2014-01-10 / People

When the snow falls, he flies into action

By Alex Acquisto
Staff Writer

KENNEBUNK – Freshly fallen snow tends to illicit feelings of relaxation and calm. A time to stay indoors and refrain from venturing outside into the elements.

For Scott Wentworth, however, fresh snowfall energizes him, for it means one thing: work, and lots of it.

Wentworth, Kennebunk’s public works operations manager, was born in Kennebunk, and, in fact still lives on that same property.

He has worked for the town for 25 years, the first 12 of which he worked as the town’s equipment operator.

“I used to drive the big trucks and the plow,” Wentworth said. “I’ve done just about everything.”

In the summer, Wentworth oversees road construction to “make sure things are lined up to get the job done.”

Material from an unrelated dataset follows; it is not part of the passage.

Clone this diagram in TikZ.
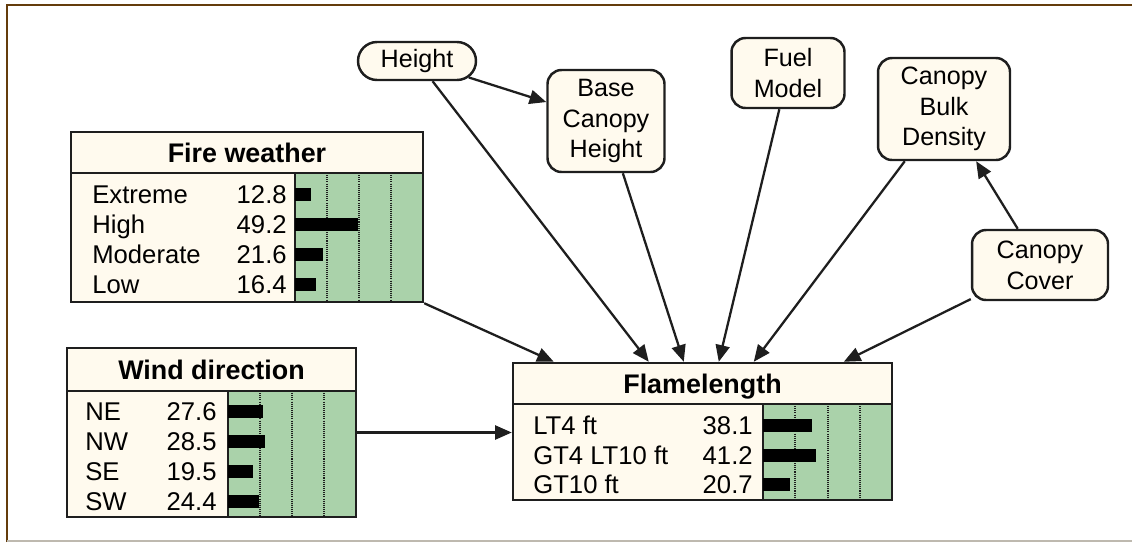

In the winter Wentworth works to keep the roads passable; snow and ice don’t slow him down.

“The minute it starts snowing, I get out and keep checking until it looks like we have enough,” Wentworth said.

Then come the plows.

He manages anywhere from 14 to 16 employees, depending on the snowfall.

December’s big snowfall, said Wentworth, required all the help he could get.

“If the snow is like our last two storms, I have everyone in the equipment doing what they got to do.”

Work is divided between the town’s 13 plows, most of which weigh five tons, and sidewalk plows.

“Sidewalks, that’s where we get the big complaints,” Wentworth said. “I have to take the busy guys out of the trucks and put them on the sidewalk machines. One of my part-timers is the one who removed the snow on Main Street during the storm.”

This season Wentworth has swapped around a few people on different routes, something that requires getting used to.

“It takes a couple of storms to get that new routine under their belt,” Wentworth said. “Every now and then there’s a little bit of a challenge.”

He prefers his current position because it allows him to deal more with the public. “I enjoy it. You have days when you have a happy one (resident) and days when you have unhappy ones. And sometimes, even when you think you might not have an unhappy one, you’re wrong.”

Plowed snow is dumped at the rest area on Route 1 south and behind the Washington Hose Fire Station until there is time to transport it to Route 1, behind the town garage.

With significant snowfalls, Wentworth said he might be out managing and working for 24 to 36 hours at a time.

“I’m usually out there a couple hours before and an hour or two after they go home, to see what isn’t quite right and get ready for the next day,” he said. “I try to sneak through town without being noticed.

“I hope to keep the guys home long enough to have a good meal and get a bit of sleep. I have a good seasoned crew, even with my part-timers.”

Once everyone is in the right location, Wentworth said, “my life gets easier.”